I'm at a clinic. The walls are painted soft pastels and soothing music plays. People there are going to meetings, doing creative activities, and following routines. Stuff to keep them from going back to their destructive habits. Structure, routine, recovery. I'm here to visit Lacie. She is sitting at a window looking out at the fields where rabbits scamper about looking for green succulents. The needle tracks on her arms have faded, and the color has come back to her face. Now she is eating an organic, gluten-free lunch with gusto. Now she is painting. I never knew her to be an artist. The colors leap from the canvas like sparkling summer sun and I am mesmerized. Now she is in group therapy, talking about her issues. She says she misses Mom, who used to take her to the beach. She says she misses her big sister, who looked after her for so many summer months. Why does she miss me? Doesn't she see me?
I'm lying in the street, feeling broken glass poke into my skin. Something wet is pooling around my fingertips.

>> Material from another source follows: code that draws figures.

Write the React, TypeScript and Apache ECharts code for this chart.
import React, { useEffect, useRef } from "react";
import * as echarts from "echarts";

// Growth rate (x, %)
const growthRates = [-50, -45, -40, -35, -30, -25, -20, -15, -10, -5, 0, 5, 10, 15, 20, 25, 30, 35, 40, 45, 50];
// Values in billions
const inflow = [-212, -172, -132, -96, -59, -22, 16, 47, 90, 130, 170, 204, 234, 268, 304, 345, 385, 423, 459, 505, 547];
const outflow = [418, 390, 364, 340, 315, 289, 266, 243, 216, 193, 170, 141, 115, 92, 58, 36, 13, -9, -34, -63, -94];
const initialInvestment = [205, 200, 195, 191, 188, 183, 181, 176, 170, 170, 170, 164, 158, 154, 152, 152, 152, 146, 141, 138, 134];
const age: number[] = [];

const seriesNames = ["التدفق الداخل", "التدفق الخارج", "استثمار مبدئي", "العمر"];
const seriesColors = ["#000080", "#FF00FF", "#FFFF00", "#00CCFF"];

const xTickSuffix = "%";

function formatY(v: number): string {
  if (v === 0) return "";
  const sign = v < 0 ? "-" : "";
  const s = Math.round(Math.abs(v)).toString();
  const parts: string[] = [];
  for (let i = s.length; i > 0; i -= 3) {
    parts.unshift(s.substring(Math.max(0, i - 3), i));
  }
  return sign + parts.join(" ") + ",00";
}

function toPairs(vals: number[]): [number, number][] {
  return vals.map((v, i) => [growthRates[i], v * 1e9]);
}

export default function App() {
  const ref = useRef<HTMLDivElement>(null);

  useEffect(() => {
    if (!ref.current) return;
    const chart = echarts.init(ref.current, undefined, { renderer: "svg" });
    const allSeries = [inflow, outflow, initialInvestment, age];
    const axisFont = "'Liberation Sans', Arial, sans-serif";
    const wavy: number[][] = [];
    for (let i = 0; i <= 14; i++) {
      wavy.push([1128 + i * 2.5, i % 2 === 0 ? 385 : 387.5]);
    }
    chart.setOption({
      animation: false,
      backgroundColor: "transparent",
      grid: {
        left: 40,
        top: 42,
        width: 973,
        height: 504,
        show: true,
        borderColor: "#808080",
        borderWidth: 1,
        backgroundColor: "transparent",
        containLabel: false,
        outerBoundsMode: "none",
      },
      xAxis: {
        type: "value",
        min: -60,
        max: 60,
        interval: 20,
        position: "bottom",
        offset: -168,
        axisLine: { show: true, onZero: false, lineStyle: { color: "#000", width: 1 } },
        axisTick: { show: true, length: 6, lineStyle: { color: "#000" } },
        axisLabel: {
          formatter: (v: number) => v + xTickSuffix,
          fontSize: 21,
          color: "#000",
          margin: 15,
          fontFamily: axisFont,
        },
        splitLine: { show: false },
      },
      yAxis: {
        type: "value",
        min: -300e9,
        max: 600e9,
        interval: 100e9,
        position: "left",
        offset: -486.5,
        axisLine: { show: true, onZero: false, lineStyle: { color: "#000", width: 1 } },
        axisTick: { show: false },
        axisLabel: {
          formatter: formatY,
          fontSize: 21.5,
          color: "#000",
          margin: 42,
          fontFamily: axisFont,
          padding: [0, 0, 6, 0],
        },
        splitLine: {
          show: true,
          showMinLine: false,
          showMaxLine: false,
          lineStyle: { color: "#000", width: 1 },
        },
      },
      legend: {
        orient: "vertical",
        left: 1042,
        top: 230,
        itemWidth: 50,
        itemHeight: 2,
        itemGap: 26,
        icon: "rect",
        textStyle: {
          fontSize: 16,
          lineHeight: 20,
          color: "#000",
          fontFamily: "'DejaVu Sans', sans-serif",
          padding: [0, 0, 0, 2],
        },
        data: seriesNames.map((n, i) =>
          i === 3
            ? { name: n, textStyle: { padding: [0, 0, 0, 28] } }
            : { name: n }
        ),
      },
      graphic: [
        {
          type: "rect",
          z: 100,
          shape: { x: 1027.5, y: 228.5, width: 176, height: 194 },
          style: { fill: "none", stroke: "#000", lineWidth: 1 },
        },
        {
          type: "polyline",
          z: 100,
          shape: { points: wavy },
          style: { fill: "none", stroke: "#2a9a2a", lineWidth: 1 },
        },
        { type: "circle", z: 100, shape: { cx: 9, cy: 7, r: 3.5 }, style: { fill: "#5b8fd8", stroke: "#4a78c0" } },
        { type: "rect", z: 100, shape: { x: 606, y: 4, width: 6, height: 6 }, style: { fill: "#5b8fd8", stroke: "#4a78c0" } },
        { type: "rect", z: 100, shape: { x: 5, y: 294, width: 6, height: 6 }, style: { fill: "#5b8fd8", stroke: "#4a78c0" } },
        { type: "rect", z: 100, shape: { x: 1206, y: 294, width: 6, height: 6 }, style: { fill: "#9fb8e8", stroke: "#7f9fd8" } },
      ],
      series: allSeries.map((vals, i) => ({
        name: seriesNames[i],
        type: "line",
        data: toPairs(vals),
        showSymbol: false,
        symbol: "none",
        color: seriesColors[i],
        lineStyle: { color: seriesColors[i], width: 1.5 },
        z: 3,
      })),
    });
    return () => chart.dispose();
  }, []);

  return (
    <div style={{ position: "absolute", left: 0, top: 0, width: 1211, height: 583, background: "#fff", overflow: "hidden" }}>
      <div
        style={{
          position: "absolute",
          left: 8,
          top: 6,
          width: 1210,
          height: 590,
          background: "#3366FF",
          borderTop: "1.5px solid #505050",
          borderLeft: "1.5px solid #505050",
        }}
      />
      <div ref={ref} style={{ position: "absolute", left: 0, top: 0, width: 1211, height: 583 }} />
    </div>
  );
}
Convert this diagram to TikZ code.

My head lolls to the side and I can see into the open door of my wrecked car. A bouquet of fresh lilies still sits on the passenger seat. A man runs up to me carrying a large bag. He pulls out a light and shines it into my eyes. Another man sticks a needle into my arm. The needle is connected to a bag of water. There are flashing lights and gawking crowds. The two men lift me onto a stretcher and put me in the ambulance, which jerks into motion making the contents rattle. One paramedic is doing something to me with stuff made of plastic and fabric. The other is making worried noises and pulls out another bag - this one filled with shockingly red fluid - and attaches it to my arm. The ambulance's siren shrieks a dirge, and my eyes start to droop. I'm still thinking of the lilies when darkness -
I'm at the lake. The sun is bright and glinting off the water making millions of little sisters to itself. The light is so bright it seems to shine through me. Lacie is standing next to me. She's holding a bouquet of lilies. There are tears streaming down her face, but her eyes are bright and her expression serene. She steps to the water and holds the lilies out, then lets them go. I don't hear her walk away, but suddenly I'm all alone except for the gulls at the water's edge. They are quiet this time and are looking expectantly at me. I so, so want to stay but the waves are washing away my footprints, and the cool water is inviting as it pulls the lilies away from the shore. I wonder if I will miss the endless summers.